Sunday, August 17, 2008

svn: inconsistent line ending style

Today I was adding grails tutorials into SVN repository. Yes I know it should be in the repository long time ago :). And something that should be simple operation finished with the svn:inconsistent line ending style. For those who didn't still hit this problem, SVN finishes with this error if you have different line ending styles in the same file. And it will refuse to add such files into repository till it is not fixed. As there was more than one file with such problem (few hundreds of them) manual intervention was not an option. But to my surprise (after googling) I was not able to find how to fix it automatically for all the files. So I decided to write a groovy script that will fix it for me.

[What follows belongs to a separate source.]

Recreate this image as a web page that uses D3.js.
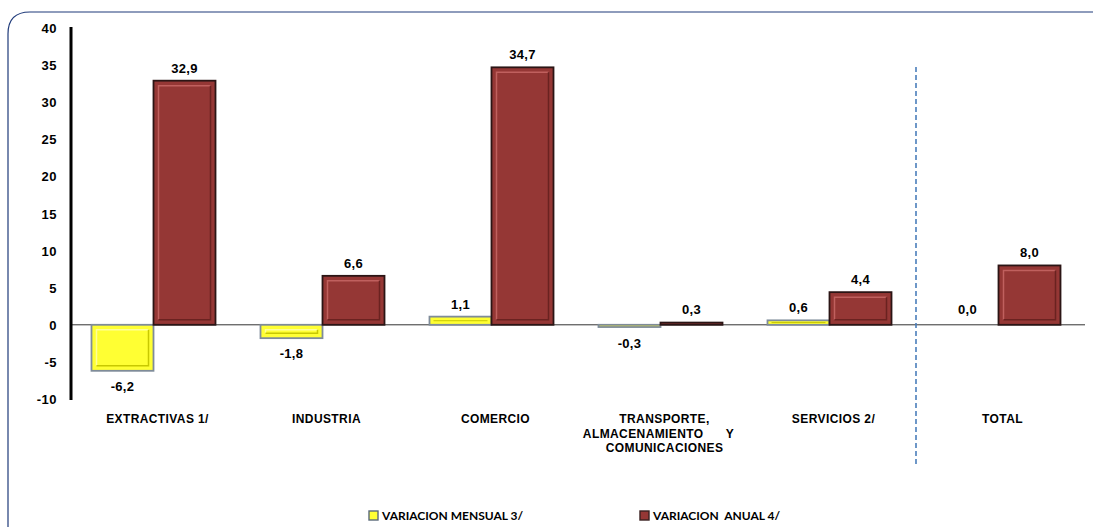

And without too much waiting groovy script is here:

if (!args) {
println "Usage: <path_to_directory>"
println "And: <existance of extensions.txt comma separated values file with file extensions to convert>"
return
}

Convert c = new Convert()
c.convert(args[0])


class Convert {
Set extensions = new HashSet()

public void convert(String path) {
extensions()

println "extensions to convert: ${extensions}"

File f = new File(path)
convertDir(f)
}

private void convertDir(File f) {
def sum = 0
def filesFound = 0
def filesVisited = 0
f.eachFileRecurse{File file ->
filesVisited = filesVisited + 1
if (shouldConvert(file)) {
filesFound = filesFound + 1
if (filesFound % 100 == 0) {
println "Files checked: ${filesFound}"
}
if (replaceLines(file)) {
sum = sum + 1
if (sum % 10 == 0)
println "Replaced eol in files: " + sum
}
}
}

println "Files converted: ${sum}"
println "Files checked: ${filesFound}"
println "Files visited: ${filesVisited}"
}

private boolean shouldConvert(File f) {
return extensions.contains(extension(f))
}

private String extension(File f) {
int idx = f.getName().lastIndexOf('.')
if (idx != -1) {
String result = f.getName().substring(idx + 1)
return result
} else {
return null
}
}

def replaceLines = {File f ->
String text = f.text

if (text.contains('\r\n') || text.contains('\r')) {
text = text.replaceAll('\r\n', '\n')
text = text.replaceAll('\r', '\n')
f.write(text)
return true
}
return false
}

private void extensions() {
File f = new File("extensions.txt")
String content = f.text
String[] str = content.split(",")
Set extensions = new HashSet(Arrays.asList(str))
extensions.each{
it = it.replaceAll('\r\n','')
this.extensions.add(it)
}
}
}

To be able to use this script you have to install groovy. Then in the same directory where you have your file you need to create extensions.txt file that contains list of file extensions that should be checked. Extensions should be comma separated without spaces in between.

Then run the script with groovy convert.groovy <path_to_directory>.

Now what is visible in this simple script is how groovy extensions to the java.io.File help us to work with files and directories. Actually if you go through code you will see that following methods have been used:


  • f.eachFileRecurse - will recursively traverse of files in the directory structure

  • f.text - will return you content of the whole file as String

  • f.write - will write string as a context to the file

Well you can use this script if you have the same problem but you know that script is provided as is and in the case of damage I will not feel responsible any way.

5 comments:

Anonymous said...

Linux/Unix is your friend...

find path to directory -name \*.extension | xargs [dos2unix|unix2dos]

Anonymous said...

Maybe Ant could have helped, too. It has the FixCRLF Task. Doc is here: http://ant.apache.org/manual/CoreTasks/fixcrlf.html

Anonymous said...

If working in Windows, you can use the Windows XP unix2dos command line utility:

C:\>unix2dos -D filename

jan said...

I didn't check but if utility unix2doc as a parameter accepts only file name that this can be a problem if you have to change unknown number of files.

Of course you can always write small script that will call this command on each file in given directory(s).

ZombieBlogger said...

Use Notepad++ and change the Format-->Convert to UNIX format.